Do You Remember the Promise?

Br. Kelvin Mwaliko
Tuesday, November 11, 2025

🎶🎵 “Read your Bible, (pray every day) x3
Read your Bible pray every day,
And you will grow, grow, grow …”🎵🎶

As that song has so many versions, I prefer to let you allow that young self in you recall those exciting moments and joys you had while singing that song. If you did not sing it or have never met it before, I could have said you missed a HUUUGE, exciting moment in your childhood… but I will not. Haha! Thinking about the excitement and the energy in my younger self, the memory feels too involved to remind me of the thrilling time it had, immediately after the song. Here comes the time for memory verses!

The Sunday school teachers were so generous, “time-wise,” with this moment. Gentle as they were, the demand to remember at least one Bible verse, other than John 3:16, was a dealbreaker. They took their time and showed maturity in the virtue of patience and how they had it in abundance. This left the young me determined to live the song. Reading the Bible left the stage of being only a song and entered every day’s endeavor. Pushed with the wish to ‘shine’ every other Sunday with the power of memory skills, the young me developed the lifestyle of reading the Bible.

That was the first time I personally met the letter of St. Paul to the Romans and fell deeply in love with it.

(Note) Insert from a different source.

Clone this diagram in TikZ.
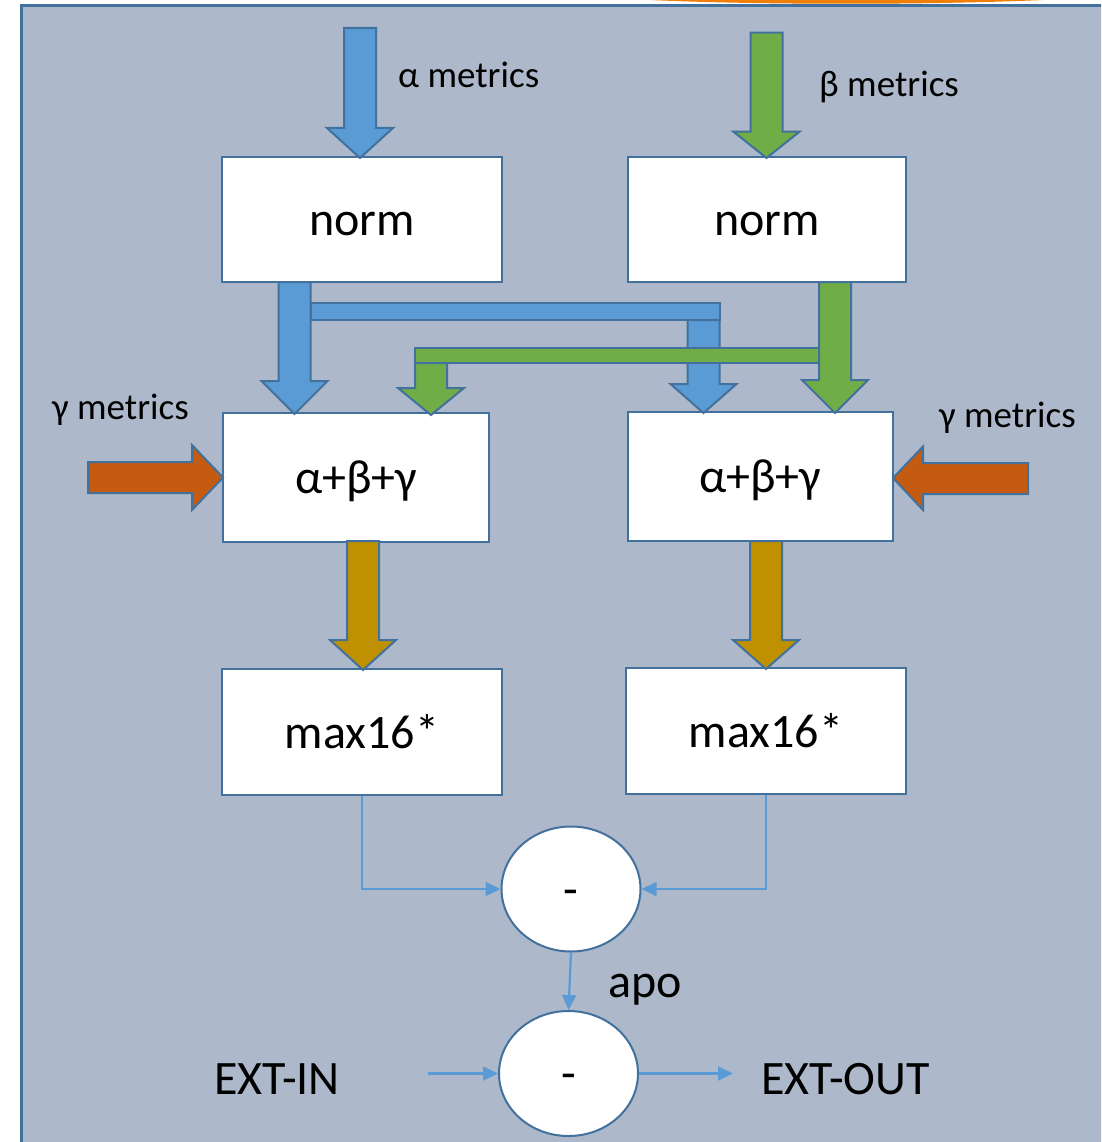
\documentclass[tikz,border=0pt]{standalone}
\usepackage{fontspec}
\setmainfont{Carlito}
\usetikzlibrary{arrows.meta,shapes.geometric}
\definecolor{panel}{HTML}{ADB9CA}
\definecolor{edge}{HTML}{41719C}
\definecolor{ablue}{HTML}{5B9BD5}
\definecolor{agreen}{HTML}{70AD47}
\definecolor{ared}{HTML}{C55A11}
\definecolor{agold}{HTML}{BF9000}
\definecolor{topor}{HTML}{F07F09}
% block arrow pointing down: colour, x of axis, y of tail, y of head base, y of tip
\newcommand{\fatdown}[5]{%
  \filldraw[fat,fill=#1] (#2-16,#3) -- (#2+16,#3) -- (#2+16,#4) -- (#2+33,#4)
    -- (#2,#5) -- (#2-33,#4) -- (#2-16,#4) -- cycle;}
\begin{document}
\begin{tikzpicture}[x=1pt,y=-1pt,
  box/.style={draw=edge,line width=2pt,fill=white,inner sep=0pt,
    text height=32pt,text depth=0pt,font=\fontsize{48}{57}\selectfont},
  oval/.style={box,ellipse,minimum width=139pt,minimum height=125pt},
  fat/.style={draw=edge,line width=2pt,line join=miter},
  thin/.style={draw=ablue,line width=2.2pt,-{Triangle[length=15pt,width=14pt]}},
  lbl/.style={inner sep=0pt,anchor=base west,font=\fontsize{37}{44}\selectfont},
  big/.style={inner sep=0pt,anchor=base west,font=\fontsize{48}{57}\selectfont}]

\clip (0,0) rectangle (1101,1142);
\useasboundingbox (0,0) rectangle (1101,1142);
\fill[white] (0,0) rectangle (1101,1142);
\fill[topor] (650,0) .. controls (760,5) and (930,5) .. (1043,0) -- cycle;
\filldraw[fill=panel,draw=edge,line width=3pt] (21.5,5.5) rectangle (1120,1160);

% blocks
\node[box,minimum width=280pt,minimum height=125pt] (norm1) at (362,219.5) {norm};
\node[box,minimum width=278pt,minimum height=125pt] (norm2) at (767,219.5) {norm};
\node[box,minimum width=266pt,minimum height=129pt] (sum1) at (356,477.5) {α+β+γ};
\node[box,minimum width=265pt,minimum height=129pt] (sum2) at (760.3,476.3) {α+β+γ};
\node[box,minimum width=280pt,minimum height=126pt] (max1) at (362,732) {max16*};
\node[box,minimum width=280pt,minimum height=126pt] (max2) at (766,731) {max16*};
\node[oval] (sub1) at (571,889) {-};
\node[oval] (sub2) at (568.5,1073.5) {-};

% labels
\node[lbl] (la) at (398,88) {α metrics};
\node[lbl] (lb) at (819,97) {β metrics};
\node[lbl] (lg1) at (52,419) {γ metrics};
\node[lbl] (lg2) at (939,427) {γ metrics};
\node[big] (apo) at (608,997) {apo};
\node[big] (extin) at (214,1094) {EXT-IN};
\node[big] (extout) at (761,1094) {EXT-OUT};

% inputs
\fatdown{ablue}{360}{28}{128}{158}
\fatdown{agreen}{766.5}{32.7}{131.7}{158}

% alpha routed to both sums
\fatdown{ablue}{294.5}{282}{381}{414}
\filldraw[fat,fill=ablue] (310.5,303.3) rectangle (719.5,320);
\fatdown{ablue}{703.5}{320}{384}{413}

% beta routed to both sums
\filldraw[fat,fill=agreen] (415,348) rectangle (819,363);
\fatdown{agreen}{835}{282}{380}{413}
\fatdown{agreen}{431}{363}{388}{415}

% gamma inputs
\filldraw[fat,fill=ared] (88,462) -- (192,462) -- (192,445) -- (223,477.5)
  -- (192,510) -- (192,493) -- (88,493) -- cycle;
\filldraw[fat,fill=ared] (1028,463) -- (923,463) -- (923,446.5) -- (893,478)
  -- (923,510) -- (923,494) -- (1028,494) -- cycle;

% sums into max16*
\fatdown{agold}{363}{541}{640}{670}
\fatdown{agold}{766}{541}{640}{669}

% subtraction chain
\coordinate (inpt) at (428,1073.5);
\coordinate (outpt) at (733,1073.5);
\draw[thin] (max1.south) |- (sub1.west);
\draw[thin] (max2.south) |- (sub1.east);
\draw[thin] (sub1.south) -- (sub2.north);
\draw[thin] (inpt) -- (sub2.west);
\draw[thin] (sub2.east) -- (outpt);
\end{tikzpicture}
\end{document}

I still love it to date! (Let us not lose the focus here, I do not mean to undermine any other book in the Bible). Romans 8:31 became a pillar to me. In times of love and sorrows, I find it to be my solace.

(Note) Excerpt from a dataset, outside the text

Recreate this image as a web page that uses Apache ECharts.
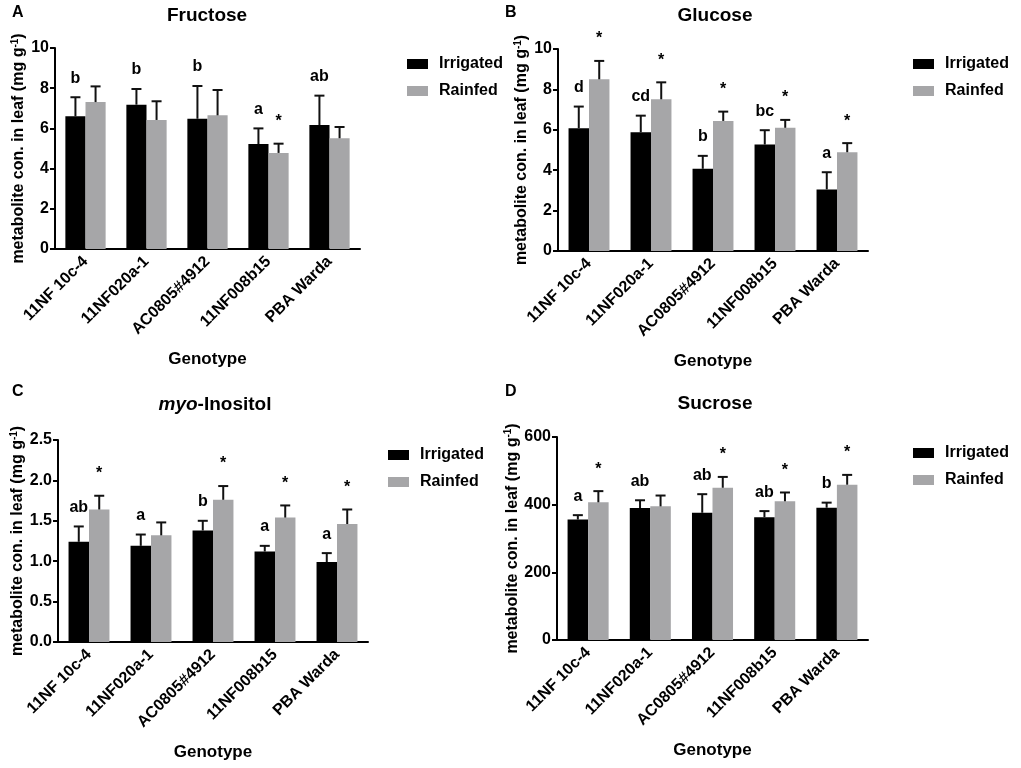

“What shall we then say to these things? If God be for us, who is against us?” (Romans 8:31, DRA) was my first verse at the surface whenever any new one evaporated from my memory as my hippocampus decided to take a break. I wonder if you have one, too. I am not sure if you have ever thought of having another verse embedded in your heart like I do. “And hope does not disappoint us, because God’s love has been poured into our hearts through the Holy Spirit that has been given to us” (Romans 5:5, NRSVCE). Or, as it is often summarized, “Hope does not disappoint.”

I find it a good tradition to build if you do not have it yet (better late than never!). And where else is instilling this tradition better than in the young one? Start it in the young ones and they will grow with it as a healthy culture, and they will love it as they mature to know God personally.